Treading on the familiar path of Céline Sciamma’s French drama Girlhood and Sean Baker’s slice of life film The Florida Project, Barras’ first feature is a consoling tale about a group of children who are the victims of toxic parenthood. Subtle yet expressive, Barras introduces Icare as an eight-year-old boy building castles with his mother’s empty beer cans and sketching his missing father’s image as a superman on a yellow kite. The mother’s constant abuse, her refusal to call her son by his actual name evokes little expression on the boy’s face; his silence says it all, a private struggle to hold it together and fit in. 

It is the film’s minimalistic approach that creates the actual magic. (IMDb)

Following his mother’s death, Icare is introduced to a group of children who carry a similar burden of unexpressed pain. There is the red-headed Simon, a bully whose drug-addict parents forgot about their kid; Beatrice, whose migrant mother was sent back to Africa and rushed out of the orphanage every time a car passes hoping to see her by the door; Jujube whose “momma went completely nuts” and made him eat toothpaste, a habit he couldn’t get rid of; Ahmed, the “girlie who wets his bed” and hates the cops for imprisoning his father; and Alice, the one with a “real creep” of a father who gave her the scar she carefully hides behind the bunch of yellow hair. 

Into this group of misfits enters the enigmatic, Kafka-reading, Camille, with a demeanour as veiled as Icare’s, suggesting the possibility of compassion between the two characters. Icare and Simon discover that Camille was witness to a murder carried out by her father: as Icare blurts, “It shines in her eyes, that she saw it all”. That single sentence sums up the truth of their collective predicament, of these children who have seen the harshness of life too closely too soon.
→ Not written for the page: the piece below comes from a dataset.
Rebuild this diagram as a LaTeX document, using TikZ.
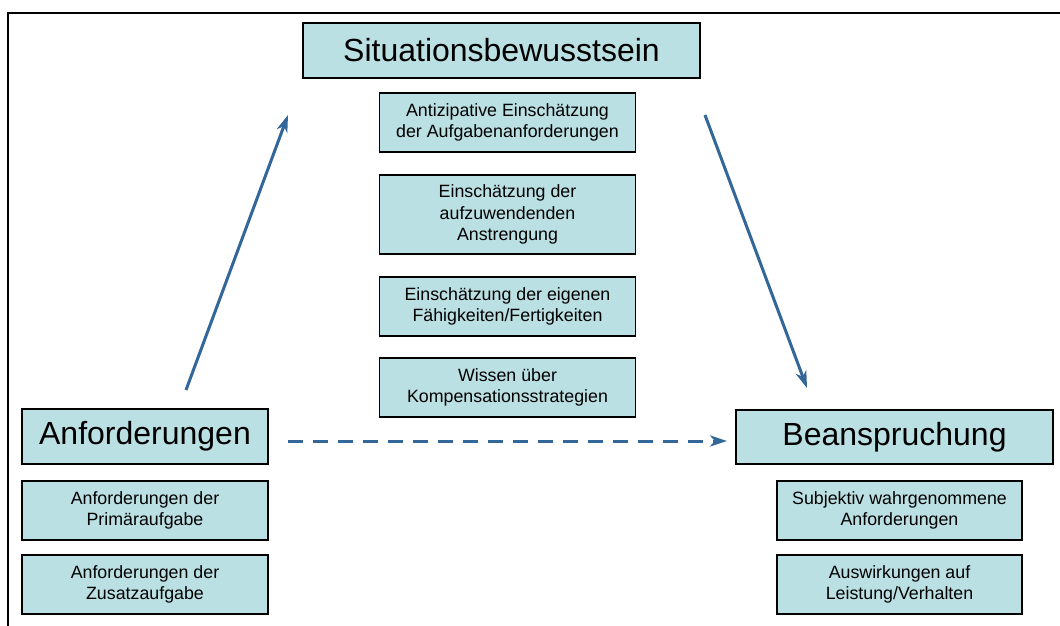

It’s also screenwriter Sciamma’s quiet way of hinting at Barras’ broad frames, dim backgrounds and extremely bright characters. 

It is a tale of abuse perceived from the child’s words. (IMDb)

An overwhelming sense of loneliness pervades the film. We see little sunshine or open skies, and the frames are a succession of lowlights and mute colours. But from time to time, the screen explodes with brilliant images of the children drenched in bright prominent colours, a smorgasbord of red, blue, yellow and orange and along with their dimmed gaze, strange long arms, and subtle expressions that convey an unbreakable bond with each other. A lot like Moonie, the child from Baker’s ‘The Florida Project’ who only behaves as a 10-year-old when she is told she has to leave her 17-year-old mother, we see little Icare coming to terms when he at last finds a room of his own. There are no tears, no emotion, not even dialogue, but Barras leaves the frame with a mark on the wall with 48” written next to it, indicating Icare’s height and the long life ahead of him waiting for him to grow taller, bigger, and hopefully happier.